As pointed out earlier, the revolution in the study of American politics is the consequence of the penetration of sociological, anthropological and psychological methods and theories. There is the social and cultural matrix of politics.
Explaining it, Pennock and Smith say, “Some politically relevant patterns of behaviour are imposed on man by the conditions of social life itself and certain psychological traits are brought out by society which in turn determine the social milieu.”
The result is a new branch of study. Political Sociology explains the sociological interpretations of political phenomena and quite a sizable literature on the subject has been made available. Lipset, whose contribution is well-recognised, explains, “No Sociologist can conceive of a study of society that does not recognise the political system as a major part of the analysis.
And many political scientists, particularly in recent years, have argued, sometimes with others in their own field, that it is impossible to study political processes except as special cases of more general sociological and psychological relationships.”
Political Sociology takes the concept of political system, first developed by David Easton, and seeks to examine it in sociological terms, on the basic assumption that political system of a country is “integrally related to its social system.” A system, therefore, implies interdependence of parts.
By interdependence is meant that when the properties of one component in a system change, all the other components and the system as a whole are affected. For example, when the rings of an automobile wear away, the motor car bums oil, the functioning of the other parts of the machine or system deteriorates, and the power of the vehicle declines.
In the political system the emergence of mass political parties, or of media of mass communications, like the press, the radio and the television, have changed the performance of structures of the system and the general capabilities (that is, the way it performs as a unit in its environment) of the system in its domestic and foreign environments.
To quote Almond and Powell, ” when one variable in a system changes in magnitude or in quality, others are subjected to strains and are transformed; the system changes its pattern of performance, or the unruly component is disciplined by regulatory mechanism.”
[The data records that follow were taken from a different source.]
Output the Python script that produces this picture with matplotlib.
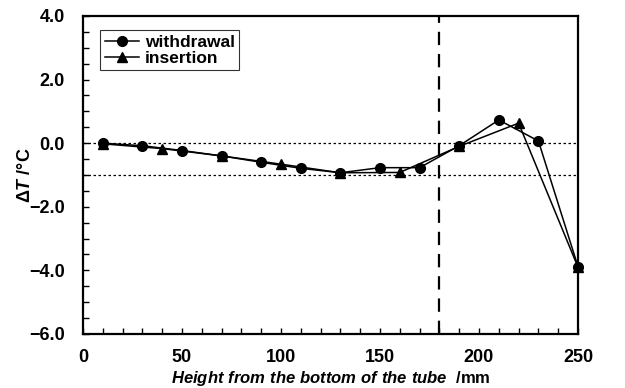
import matplotlib
matplotlib.use("Agg")
import matplotlib.pyplot as plt
from matplotlib.ticker import MultipleLocator

plt.rcParams['font.family'] = ['Liberation Sans', 'DejaVu Sans']
plt.rcParams['mathtext.fontset'] = 'custom'
plt.rcParams['mathtext.rm'] = 'Liberation Sans:bold'
plt.rcParams['mathtext.it'] = 'Liberation Sans:italic:bold'
plt.rcParams['mathtext.bf'] = 'Liberation Sans:bold'

withdrawal_x = [10, 30, 50, 70, 90, 110, 130, 150, 170, 190, 210, 230, 250]
withdrawal_y = [0.0, -0.08, -0.23, -0.40, -0.60, -0.79, -0.93, -0.77, -0.77, -0.08, 0.73, 0.07, -3.88]
insertion_x = [10, 40, 70, 100, 130, 160, 190, 220, 250]
insertion_y = [-0.02, -0.17, -0.40, -0.66, -0.93, -0.92, -0.10, 0.63, -3.90]
ref_lines_y = [0.0, -1.0]
ref_line_x = 180

fig = plt.figure(figsize=(6.25, 3.88), dpi=100)
ax = fig.add_axes([0.1328, 0.1392, 0.792, 0.8196])

for yv in ref_lines_y:
    ax.axhline(yv, color='black', linestyle=(0, (2, 2)), linewidth=0.9, zorder=1)
ax.axvline(ref_line_x, color='black', linestyle=(0, (6, 4)), linewidth=1.6, zorder=1)

ax.plot(withdrawal_x, withdrawal_y, color='black', marker='o', markersize=7,
        linewidth=1.1, label='withdrawal', zorder=3, clip_on=False)
ax.plot(insertion_x, insertion_y, color='black', marker='^', markersize=7,
        linewidth=1.1, label='insertion', zorder=3, clip_on=False)

ax.set_xlim(0, 250)
ax.set_ylim(-6, 4)
ax.xaxis.set_major_locator(MultipleLocator(50))
ax.xaxis.set_minor_locator(MultipleLocator(10))
ax.yaxis.set_minor_locator(MultipleLocator(0.5))
ax.tick_params(which='both', direction='in', top=False, right=False, labelsize=13)
ax.tick_params(which='major', length=4, width=1)
ax.tick_params(which='minor', length=4, width=1)
ax.tick_params(axis='x', pad=11)
ax.tick_params(axis='y', pad=13)
ax.set_yticks([4, 2, 0, -2, -4, -6])
ax.set_yticklabels(['4.0', '2.0', '0.0', '\u22122.0', '\u22124.0', '\u22126.0'])
ax.set_xticks([0, 50, 100, 150, 200, 250])
ax.set_xticklabels(['0', '50', '100', '150', '200', '250'])
for lab in ax.get_xticklabels() + ax.get_yticklabels():
    lab.set_fontweight('bold')
for sp in ax.spines.values():
    sp.set_linewidth(1.6)

ax.set_xlabel(r'$\mathit{Height\ from\ the\ bottom\ of\ the\ tube}$  /mm', fontsize=12,
              fontweight='bold', labelpad=2)
ax.set_ylabel(r'$\mathit{\Delta T}$ /°C', fontsize=13, fontweight='bold')
ax.yaxis.set_label_coords(-0.1, 0.5)

leg = ax.legend(loc='upper left', bbox_to_anchor=(0.035, 0.955), frameon=True, fancybox=False,
                edgecolor='black', handlelength=2.0, borderpad=0.25, labelspacing=0.05,
                handletextpad=0.3, borderaxespad=0.0, prop={'weight': 'bold', 'size': 12.5})
leg.get_frame().set_linewidth(0.8)

fig.savefig('out.png', dpi=100)
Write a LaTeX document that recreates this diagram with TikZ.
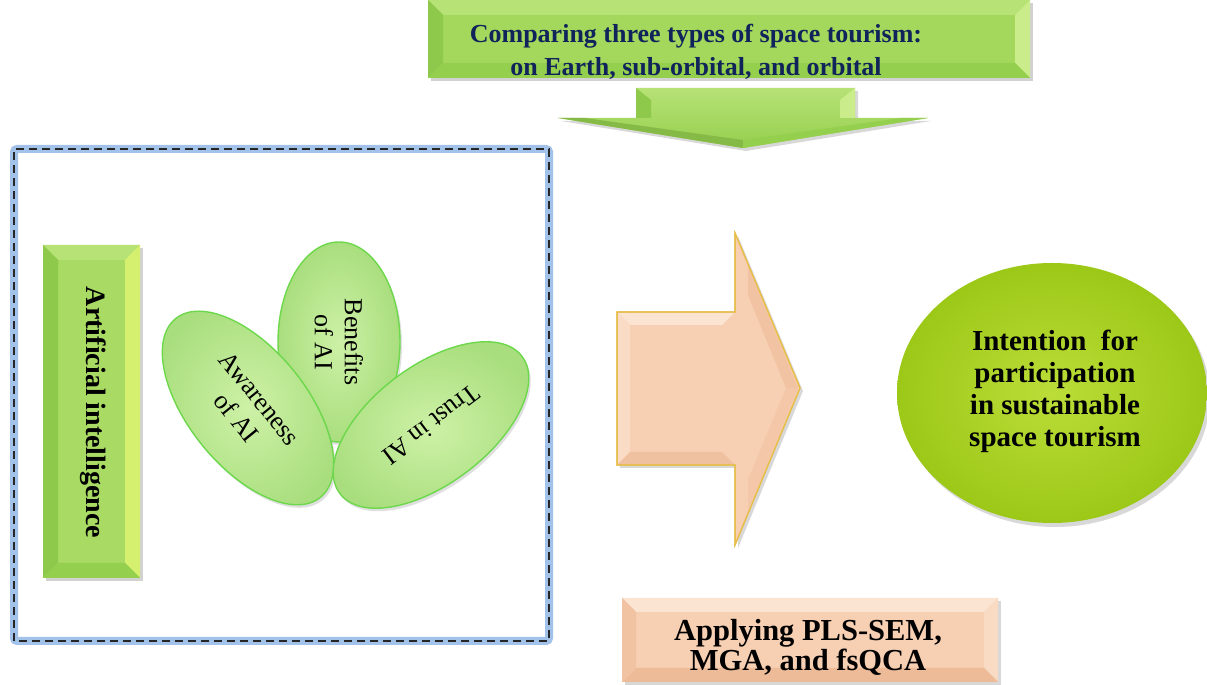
\documentclass[tikz,border=0pt]{standalone}
\usepackage{fontspec}
\setmainfont{Liberation Serif}
\usetikzlibrary{shapes.geometric,shadows,calc}
\definecolor{gmain}{HTML}{A3D85C}
\definecolor{gtop}{HTML}{B7E276}
\definecolor{gbot}{HTML}{95CF4E}
\definecolor{gright}{HTML}{CBEC8A}
\definecolor{gleft}{HTML}{8FC94C}
\definecolor{navy}{HTML}{10235A}
\definecolor{leafin}{HTML}{CDF1A6}
\definecolor{leafout}{HTML}{A9DE7E}
\definecolor{leafline}{HTML}{6ED84C}
\definecolor{limein}{HTML}{BCDD38}
\definecolor{limeout}{HTML}{9CC818}
\definecolor{peach}{HTML}{F7CFB2}
\definecolor{peachlt}{HTML}{FCE4D3}
\definecolor{peachdk}{HTML}{EDBB98}
\definecolor{gold}{HTML}{E7BE48}
\definecolor{glow}{HTML}{A3C2EA}
\newcommand\bevelfaces[6]{%
 \fill[#3] (#1.north west) -- (#1.north east) -- ($(#1.north east)+(-#2,-#2)$) -- ($(#1.north west)+(#2,-#2)$) -- cycle;
 \fill[#4] (#1.north east) -- (#1.south east) -- ($(#1.south east)+(-#2,#2)$) -- ($(#1.north east)+(-#2,-#2)$) -- cycle;
 \fill[#5] (#1.south east) -- (#1.south west) -- ($(#1.south west)+(#2,#2)$) -- ($(#1.south east)+(-#2,#2)$) -- cycle;
 \fill[#6] (#1.south west) -- (#1.north west) -- ($(#1.north west)+(#2,-#2)$) -- ($(#1.south west)+(#2,#2)$) -- cycle;
}
\tikzset{
  shapebox/.style={rectangle, inner sep=0pt, outer sep=0pt},
  greenbox/.style={shapebox, fill=gmain, drop shadow={opacity=0.35, shadow xshift=3pt, shadow yshift=-3pt}},
  peachbox/.style={shapebox, fill=peach, drop shadow={opacity=0.3, shadow xshift=3pt, shadow yshift=-3pt}},
  leaf/.style={ellipse, inner sep=0pt, inner color=leafin, outer color=leafout, draw=leafline, line width=1.4pt,
     drop shadow={opacity=0.25, shadow xshift=2pt, shadow yshift=-3pt},
     align=center, font=\fontsize{26pt}{30pt}\selectfont},
  boldtext/.style={align=center, inner sep=0pt, font=\fontsize{26pt}{31pt}\selectfont\bfseries},
}
\begin{document}
\begin{tikzpicture}[x=1pt,y=1pt]
\useasboundingbox (0,0) rectangle (1207,685);
\fill[white] (0,0) rectangle (1207,685);

% ---- top banner with down arrow
\path[top color=gtop, bottom color=gbot, drop shadow={opacity=0.3, shadow xshift=3pt, shadow yshift=-3pt}]
  (636,597) -- (855,597) -- (855,567) -- (928,567) -- (743,537) -- (558,567) -- (636,567) -- cycle;
\fill[gleft] (636,597) -- (651,585) -- (651,567) -- (636,567) -- cycle;
\fill[gright] (855,597) -- (840,585) -- (840,567) -- (855,567) -- cycle;
\fill[gbot!90!black] (558,567) -- (743,537) -- (743,545) -- (585,567) -- cycle;
\fill[gbot] (928,567) -- (743,537) -- (743,545) -- (901,567) -- cycle;
\node[greenbox, minimum width=602pt, minimum height=78pt] (title) at (729,646) {};
\bevelfaces{title}{15pt}{gtop}{gright}{gbot}{gleft}
\node[boldtext, font=\fontsize{26pt}{33pt}\selectfont\bfseries, text=navy] (titletext) at (696,633)
  {Comparing three types of space tourism:\\on Earth, sub-orbital, and orbital};

% ---- dashed frame
\draw[glow, line width=8pt, rounded corners=3pt] (14,44) rectangle (549,536);
\draw[black!85, line width=1.6pt, dash pattern=on 8pt off 5pt] (14,44) rectangle (549,536);

% ---- artificial intelligence bar
\node[greenbox, fill=gmain!95!white, minimum width=97pt, minimum height=333pt] (aibar) at (91.5,273.5) {};
\bevelfaces{aibar}{15pt}{gtop}{gright!80!yellow}{gbot}{gleft}
\node[boldtext, font=\fontsize{28pt}{31pt}\selectfont\bfseries, rotate=-90] (aitext) at (93,272.5) {Artificial intelligence};

% ---- leaves
\node[leaf, minimum width=200pt, minimum height=122pt, rotate=-90] (benefits) at (339,343) {Benefits\\of AI};
\node[leaf, minimum width=230pt, minimum height=118pt, rotate=-51] (awareness) at (248,277) {Awareness\\of AI};
\node[leaf, minimum width=228pt, minimum height=118pt, rotate=-143] (trust) at (431,260) {Trust in AI};

% ---- peach arrow
\path[fill=peach, draw=gold, line width=1.2pt, drop shadow={opacity=0.3, shadow xshift=3pt, shadow yshift=-3pt}]
  (617,373) -- (735,373) -- (735,452) -- (800,297) -- (735,140) -- (735,220) -- (617,220) -- cycle;
\fill[peachlt] (618,372) -- (734,372) -- (722,360) -- (630,360) -- cycle;
\fill[peachlt!60!peach] (618,372) -- (630,360) -- (630,233) -- (618,221) -- cycle;
\fill[peachdk!70!peach] (618,221) -- (734,221) -- (722,233) -- (630,233) -- cycle;
\fill[peachdk!60!peach] (736,448) -- (798,297) -- (786,297) -- (748,390) -- (748,420) -- cycle;
\fill[peachdk!40!peach] (736,144) -- (798,297) -- (786,297) -- (748,205) -- (748,175) -- cycle;
\draw[gold, line width=1.2pt] (617,373) -- (735,373) -- (735,452) -- (800,297) -- (735,140) -- (735,220) -- (617,220) -- cycle;
\coordinate (peacharrow) at (708,297);

% ---- intention circle
\node[ellipse, inner sep=0pt, minimum width=310pt, minimum height=260pt, inner color=limein, outer color=limeout,
      drop shadow={opacity=0.3, shadow xshift=3pt, shadow yshift=-4pt}] (intent) at (1052,292) {};
\node[boldtext, font=\fontsize{29pt}{32pt}\selectfont\bfseries] (intenttext) at (1055,294)
  {Intention\ \ for\\participation\\in sustainable\\space tourism};

% ---- applying box
\node[peachbox, minimum width=376pt, minimum height=84pt] (apply) at (810,45) {};
\bevelfaces{apply}{14pt}{peachlt}{peachlt!50!peach}{peachdk}{peachdk!60!peach}
\node[boldtext, font=\fontsize{30.5pt}{30pt}\selectfont\bfseries] (applytext) at (808,38)
  {Applying PLS-SEM,\\MGA, and fsQCA};
\end{tikzpicture}
\end{document}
The sociological approach to politics has been precisely summed up by Sartori. He says, “Political sociology is only born when the sociological and political approaches are combined at the point of intersection. If the sociology of politics deals with non-political reasons, while the people act the way they do in political life, then political sociology should include also the political reasons why people act the way they do. A real political sociology is then a cross-disciplinary breakthrough, seeking enlarged models which reintroduced as variables the ‘givens’ of each component source.”
Talking in concrete terms, Political Sociology is a connecting bridge between Sociology and Political Science. It believes in a two-way relationship between Sociology and Political Science, giving; equal emphasis, to social and political variables. Take for example the party system.
Here Political Sociology does not explain the working of the party system only in terms of its response to and reflection of the socio-economic scene, but also investigates how the society is as much conditioned by the party system. India offers an apt and familial illustration to explain the point.
While Sociology of politics analyses Indian politics in terms of its caste-ridden society, Political Sociology adds to that enquiry how politics in India has affected the Indian caste system, giving rise to what is called ‘politicalisation of caste’. The distinction between the sociology of politics and Political Sociology would help us in understanding the meaning of Political Sociology on which the specialists have so far disagreed.